## EXERCISE
Only the lines from the start of the data below through the line that contains "87, bottom: 285" are to be copied, exactly and without pictures.
<<<<
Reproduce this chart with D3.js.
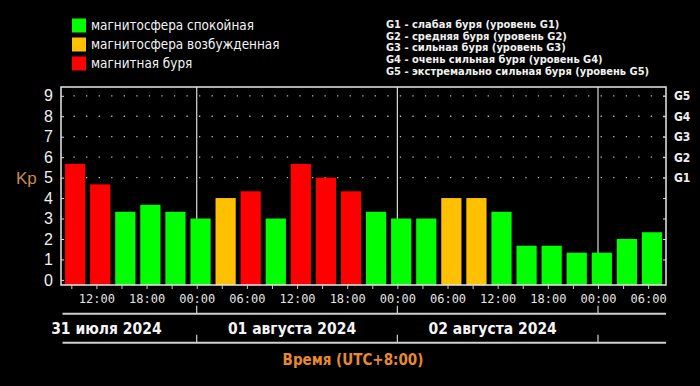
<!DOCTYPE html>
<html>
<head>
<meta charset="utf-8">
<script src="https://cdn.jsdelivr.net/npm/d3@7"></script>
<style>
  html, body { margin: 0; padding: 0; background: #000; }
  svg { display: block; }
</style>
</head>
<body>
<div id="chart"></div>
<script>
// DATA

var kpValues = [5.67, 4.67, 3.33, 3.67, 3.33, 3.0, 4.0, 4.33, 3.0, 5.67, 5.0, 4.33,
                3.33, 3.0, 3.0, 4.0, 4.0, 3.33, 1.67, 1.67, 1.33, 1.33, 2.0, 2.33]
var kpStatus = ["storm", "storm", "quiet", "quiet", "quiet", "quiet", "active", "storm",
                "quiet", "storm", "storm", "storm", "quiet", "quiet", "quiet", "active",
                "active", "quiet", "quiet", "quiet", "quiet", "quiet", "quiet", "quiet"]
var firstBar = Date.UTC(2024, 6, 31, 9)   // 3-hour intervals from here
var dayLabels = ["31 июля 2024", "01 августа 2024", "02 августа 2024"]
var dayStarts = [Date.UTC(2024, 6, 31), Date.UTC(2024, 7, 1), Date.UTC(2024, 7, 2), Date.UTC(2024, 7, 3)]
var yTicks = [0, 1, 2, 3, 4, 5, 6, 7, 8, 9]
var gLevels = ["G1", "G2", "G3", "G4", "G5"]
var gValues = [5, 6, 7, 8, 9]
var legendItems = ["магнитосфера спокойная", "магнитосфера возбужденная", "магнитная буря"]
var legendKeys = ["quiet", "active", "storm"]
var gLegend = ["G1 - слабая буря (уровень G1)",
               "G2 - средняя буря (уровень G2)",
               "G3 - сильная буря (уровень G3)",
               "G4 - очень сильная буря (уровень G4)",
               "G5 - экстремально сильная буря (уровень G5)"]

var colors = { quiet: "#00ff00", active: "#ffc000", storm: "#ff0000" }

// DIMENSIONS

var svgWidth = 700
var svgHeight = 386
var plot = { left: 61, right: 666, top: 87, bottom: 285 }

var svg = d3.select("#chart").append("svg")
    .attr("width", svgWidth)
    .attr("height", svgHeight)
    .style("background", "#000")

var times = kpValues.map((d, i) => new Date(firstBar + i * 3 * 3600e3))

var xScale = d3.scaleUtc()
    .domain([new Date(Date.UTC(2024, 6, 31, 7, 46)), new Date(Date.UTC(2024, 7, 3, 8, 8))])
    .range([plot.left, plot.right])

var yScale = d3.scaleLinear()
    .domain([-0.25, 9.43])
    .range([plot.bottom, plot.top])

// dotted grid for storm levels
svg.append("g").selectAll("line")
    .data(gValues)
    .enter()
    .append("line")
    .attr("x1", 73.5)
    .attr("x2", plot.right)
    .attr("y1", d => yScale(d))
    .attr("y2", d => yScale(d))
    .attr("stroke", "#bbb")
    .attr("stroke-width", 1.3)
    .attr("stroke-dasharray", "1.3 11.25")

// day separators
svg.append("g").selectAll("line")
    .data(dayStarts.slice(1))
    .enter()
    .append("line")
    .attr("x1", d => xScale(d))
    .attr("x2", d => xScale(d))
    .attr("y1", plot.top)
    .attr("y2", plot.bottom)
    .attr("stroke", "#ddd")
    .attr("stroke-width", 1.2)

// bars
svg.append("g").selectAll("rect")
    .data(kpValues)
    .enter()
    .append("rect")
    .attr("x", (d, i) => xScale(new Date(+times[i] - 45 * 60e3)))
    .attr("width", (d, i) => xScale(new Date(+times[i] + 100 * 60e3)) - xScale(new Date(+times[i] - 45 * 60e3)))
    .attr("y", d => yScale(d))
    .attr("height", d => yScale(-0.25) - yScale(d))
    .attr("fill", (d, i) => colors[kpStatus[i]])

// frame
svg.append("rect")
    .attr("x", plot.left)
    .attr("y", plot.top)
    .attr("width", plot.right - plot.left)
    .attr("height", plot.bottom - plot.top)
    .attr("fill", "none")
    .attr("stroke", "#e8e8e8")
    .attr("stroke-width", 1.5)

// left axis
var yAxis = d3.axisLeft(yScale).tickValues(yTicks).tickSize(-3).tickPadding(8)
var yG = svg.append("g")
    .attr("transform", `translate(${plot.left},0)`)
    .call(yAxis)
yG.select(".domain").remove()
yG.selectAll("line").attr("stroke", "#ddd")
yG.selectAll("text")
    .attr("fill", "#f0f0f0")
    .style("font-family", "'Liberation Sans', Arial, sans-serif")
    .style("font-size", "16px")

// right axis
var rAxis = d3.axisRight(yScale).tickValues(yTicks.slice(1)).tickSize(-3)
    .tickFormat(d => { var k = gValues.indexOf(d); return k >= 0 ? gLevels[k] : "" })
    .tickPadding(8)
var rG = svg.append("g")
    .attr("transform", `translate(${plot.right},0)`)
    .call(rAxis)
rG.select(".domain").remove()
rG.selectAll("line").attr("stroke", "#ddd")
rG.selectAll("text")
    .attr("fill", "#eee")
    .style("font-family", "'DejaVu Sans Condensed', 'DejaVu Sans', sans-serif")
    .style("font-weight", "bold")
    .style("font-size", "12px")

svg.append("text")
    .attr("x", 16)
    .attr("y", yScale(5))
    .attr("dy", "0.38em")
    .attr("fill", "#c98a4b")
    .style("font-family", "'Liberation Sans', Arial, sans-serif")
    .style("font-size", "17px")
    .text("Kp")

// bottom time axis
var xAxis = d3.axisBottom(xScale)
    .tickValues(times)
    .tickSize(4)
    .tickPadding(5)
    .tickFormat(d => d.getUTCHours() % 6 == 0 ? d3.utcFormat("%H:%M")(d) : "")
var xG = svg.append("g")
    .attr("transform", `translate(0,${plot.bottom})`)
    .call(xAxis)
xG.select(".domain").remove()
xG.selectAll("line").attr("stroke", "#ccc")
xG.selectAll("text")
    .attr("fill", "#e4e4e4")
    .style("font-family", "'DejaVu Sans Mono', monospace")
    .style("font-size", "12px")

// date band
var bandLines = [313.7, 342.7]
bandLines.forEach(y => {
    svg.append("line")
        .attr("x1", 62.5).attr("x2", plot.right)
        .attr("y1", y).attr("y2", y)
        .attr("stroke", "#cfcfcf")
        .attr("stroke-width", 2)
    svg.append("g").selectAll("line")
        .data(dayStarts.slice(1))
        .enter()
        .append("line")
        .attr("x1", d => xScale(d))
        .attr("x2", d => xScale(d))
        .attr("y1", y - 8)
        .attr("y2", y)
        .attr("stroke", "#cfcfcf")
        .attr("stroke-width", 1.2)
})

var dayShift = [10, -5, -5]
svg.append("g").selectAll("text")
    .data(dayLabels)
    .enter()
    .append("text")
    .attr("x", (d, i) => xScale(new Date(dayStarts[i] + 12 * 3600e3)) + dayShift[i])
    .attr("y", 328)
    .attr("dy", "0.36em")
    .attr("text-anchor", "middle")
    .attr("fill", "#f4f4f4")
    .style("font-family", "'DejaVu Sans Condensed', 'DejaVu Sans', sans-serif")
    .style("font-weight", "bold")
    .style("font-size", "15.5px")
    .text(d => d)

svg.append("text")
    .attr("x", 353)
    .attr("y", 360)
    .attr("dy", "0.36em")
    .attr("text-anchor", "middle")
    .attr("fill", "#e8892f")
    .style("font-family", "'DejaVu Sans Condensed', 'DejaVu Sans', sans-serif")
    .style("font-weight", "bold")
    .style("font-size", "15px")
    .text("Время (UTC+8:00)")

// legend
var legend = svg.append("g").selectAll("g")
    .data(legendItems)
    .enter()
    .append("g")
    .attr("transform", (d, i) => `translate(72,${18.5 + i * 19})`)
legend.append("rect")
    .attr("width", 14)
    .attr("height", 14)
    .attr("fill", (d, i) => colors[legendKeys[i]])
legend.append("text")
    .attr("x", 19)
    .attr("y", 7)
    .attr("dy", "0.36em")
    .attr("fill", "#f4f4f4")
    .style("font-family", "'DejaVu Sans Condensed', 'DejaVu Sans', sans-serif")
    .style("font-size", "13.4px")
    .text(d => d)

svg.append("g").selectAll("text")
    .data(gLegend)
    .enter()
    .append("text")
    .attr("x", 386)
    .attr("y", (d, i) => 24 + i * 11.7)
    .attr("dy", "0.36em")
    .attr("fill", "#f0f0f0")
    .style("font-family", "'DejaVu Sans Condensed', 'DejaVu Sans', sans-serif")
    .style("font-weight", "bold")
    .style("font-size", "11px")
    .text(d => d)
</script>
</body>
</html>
>>>>
## ANSWER TO THIS TASK
Reproduce this chart with D3.js.
<!DOCTYPE html>
<html>
<head>
<meta charset="utf-8">
<script src="https://cdn.jsdelivr.net/npm/d3@7"></script>
<style>
  html, body { margin: 0; padding: 0; background: #000; }
  svg { display: block; }
</style>
</head>
<body>
<div id="chart"></div>
<script>
// DATA

var kpValues = [5.67, 4.67, 3.33, 3.67, 3.33, 3.0, 4.0, 4.33, 3.0, 5.67, 5.0, 4.33,
                3.33, 3.0, 3.0, 4.0, 4.0, 3.33, 1.67, 1.67, 1.33, 1.33, 2.0, 2.33]
var kpStatus = ["storm", "storm", "quiet", "quiet", "quiet", "quiet", "active", "storm",
                "quiet", "storm", "storm", "storm", "quiet", "quiet", "quiet", "active",
                "active", "quiet", "quiet", "quiet", "quiet", "quiet", "quiet", "quiet"]
var firstBar = Date.UTC(2024, 6, 31, 9)   // 3-hour intervals from here
var dayLabels = ["31 июля 2024", "01 августа 2024", "02 августа 2024"]
var dayStarts = [Date.UTC(2024, 6, 31), Date.UTC(2024, 7, 1), Date.UTC(2024, 7, 2), Date.UTC(2024, 7, 3)]
var yTicks = [0, 1, 2, 3, 4, 5, 6, 7, 8, 9]
var gLevels = ["G1", "G2", "G3", "G4", "G5"]
var gValues = [5, 6, 7, 8, 9]
var legendItems = ["магнитосфера спокойная", "магнитосфера возбужденная", "магнитная буря"]
var legendKeys = ["quiet", "active", "storm"]
var gLegend = ["G1 - слабая буря (уровень G1)",
               "G2 - средняя буря (уровень G2)",
               "G3 - сильная буря (уровень G3)",
               "G4 - очень сильная буря (уровень G4)",
               "G5 - экстремально сильная буря (уровень G5)"]

var colors = { quiet: "#00ff00", active: "#ffc000", storm: "#ff0000" }

// DIMENSIONS

var svgWidth = 700
var svgHeight = 386
var plot = { left: 61, right: 666, top: 87, bottom: 285 }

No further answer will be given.